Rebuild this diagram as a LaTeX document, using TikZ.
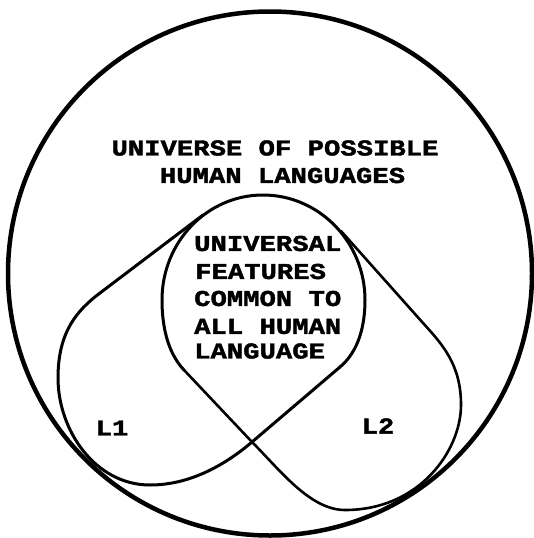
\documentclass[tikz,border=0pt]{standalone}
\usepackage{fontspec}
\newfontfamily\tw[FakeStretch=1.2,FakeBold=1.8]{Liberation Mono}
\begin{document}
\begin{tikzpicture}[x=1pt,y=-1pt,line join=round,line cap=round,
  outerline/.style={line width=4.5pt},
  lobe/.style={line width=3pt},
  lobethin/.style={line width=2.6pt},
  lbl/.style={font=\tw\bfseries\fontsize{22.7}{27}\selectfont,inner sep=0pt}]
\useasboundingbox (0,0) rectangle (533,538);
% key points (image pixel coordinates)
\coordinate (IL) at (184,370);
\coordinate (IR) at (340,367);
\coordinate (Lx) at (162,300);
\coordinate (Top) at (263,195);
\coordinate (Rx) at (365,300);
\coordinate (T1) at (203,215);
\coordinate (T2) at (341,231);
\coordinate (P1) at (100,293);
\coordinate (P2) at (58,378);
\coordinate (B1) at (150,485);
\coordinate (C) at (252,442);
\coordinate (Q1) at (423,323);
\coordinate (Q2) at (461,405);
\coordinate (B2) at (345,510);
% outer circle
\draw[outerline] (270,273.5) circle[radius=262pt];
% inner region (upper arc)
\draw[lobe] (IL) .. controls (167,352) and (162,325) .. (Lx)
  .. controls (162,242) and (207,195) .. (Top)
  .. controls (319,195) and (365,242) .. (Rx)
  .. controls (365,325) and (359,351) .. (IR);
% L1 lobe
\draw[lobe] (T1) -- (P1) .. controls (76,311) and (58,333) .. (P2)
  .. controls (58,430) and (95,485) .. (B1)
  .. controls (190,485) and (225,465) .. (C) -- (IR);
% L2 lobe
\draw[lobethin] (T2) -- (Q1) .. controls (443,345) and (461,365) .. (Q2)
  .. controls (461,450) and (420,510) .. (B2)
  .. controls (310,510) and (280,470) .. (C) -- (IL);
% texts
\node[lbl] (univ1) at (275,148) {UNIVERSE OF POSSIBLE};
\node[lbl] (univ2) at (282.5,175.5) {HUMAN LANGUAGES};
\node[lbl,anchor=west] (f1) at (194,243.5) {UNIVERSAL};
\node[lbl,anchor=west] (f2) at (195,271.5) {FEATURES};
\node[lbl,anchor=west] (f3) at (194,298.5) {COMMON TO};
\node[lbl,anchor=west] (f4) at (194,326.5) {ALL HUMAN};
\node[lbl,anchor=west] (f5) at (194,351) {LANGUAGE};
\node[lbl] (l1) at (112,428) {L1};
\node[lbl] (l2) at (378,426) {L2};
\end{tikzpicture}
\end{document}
____________________
Quote the data above in full and without alteration; skip the pictures.

The solution:
Rebuild this diagram as a LaTeX document, using TikZ.
\documentclass[tikz,border=0pt]{standalone}
\usepackage{fontspec}
\newfontfamily\tw[FakeStretch=1.2,FakeBold=1.8]{Liberation Mono}
\begin{document}
\begin{tikzpicture}[x=1pt,y=-1pt,line join=round,line cap=round,
  outerline/.style={line width=4.5pt},
  lobe/.style={line width=3pt},
  lobethin/.style={line width=2.6pt},
  lbl/.style={font=\tw\bfseries\fontsize{22.7}{27}\selectfont,inner sep=0pt}]
\useasboundingbox (0,0) rectangle (533,538);
% key points (image pixel coordinates)
\coordinate (IL) at (184,370);
\coordinate (IR) at (340,367);
\coordinate (Lx) at (162,300);
\coordinate (Top) at (263,195);
\coordinate (Rx) at (365,300);
\coordinate (T1) at (203,215);
\coordinate (T2) at (341,231);
\coordinate (P1) at (100,293);
\coordinate (P2) at (58,378);
\coordinate (B1) at (150,485);
\coordinate (C) at (252,442);
\coordinate (Q1) at (423,323);
\coordinate (Q2) at (461,405);
\coordinate (B2) at (345,510);
% outer circle
\draw[outerline] (270,273.5) circle[radius=262pt];
% inner region (upper arc)
\draw[lobe] (IL) .. controls (167,352) and (162,325) .. (Lx)
  .. controls (162,242) and (207,195) .. (Top)
  .. controls (319,195) and (365,242) .. (Rx)
  .. controls (365,325) and (359,351) .. (IR);
% L1 lobe
\draw[lobe] (T1) -- (P1) .. controls (76,311) and (58,333) .. (P2)
  .. controls (58,430) and (95,485) .. (B1)
  .. controls (190,485) and (225,465) .. (C) -- (IR);
% L2 lobe
\draw[lobethin] (T2) -- (Q1) .. controls (443,345) and (461,365) .. (Q2)
  .. controls (461,450) and (420,510) .. (B2)
  .. controls (310,510) and (280,470) .. (C) -- (IL);
% texts
\node[lbl] (univ1) at (275,148) {UNIVERSE OF POSSIBLE};
\node[lbl] (univ2) at (282.5,175.5) {HUMAN LANGUAGES};
\node[lbl,anchor=west] (f1) at (194,243.5) {UNIVERSAL};
\node[lbl,anchor=west] (f2) at (195,271.5) {FEATURES};
\node[lbl,anchor=west] (f3) at (194,298.5) {COMMON TO};
\node[lbl,anchor=west] (f4) at (194,326.5) {ALL HUMAN};
\node[lbl,anchor=west] (f5) at (194,351) {LANGUAGE};
\node[lbl] (l1) at (112,428) {L1};
\node[lbl] (l2) at (378,426) {L2};
\end{tikzpicture}
\end{document}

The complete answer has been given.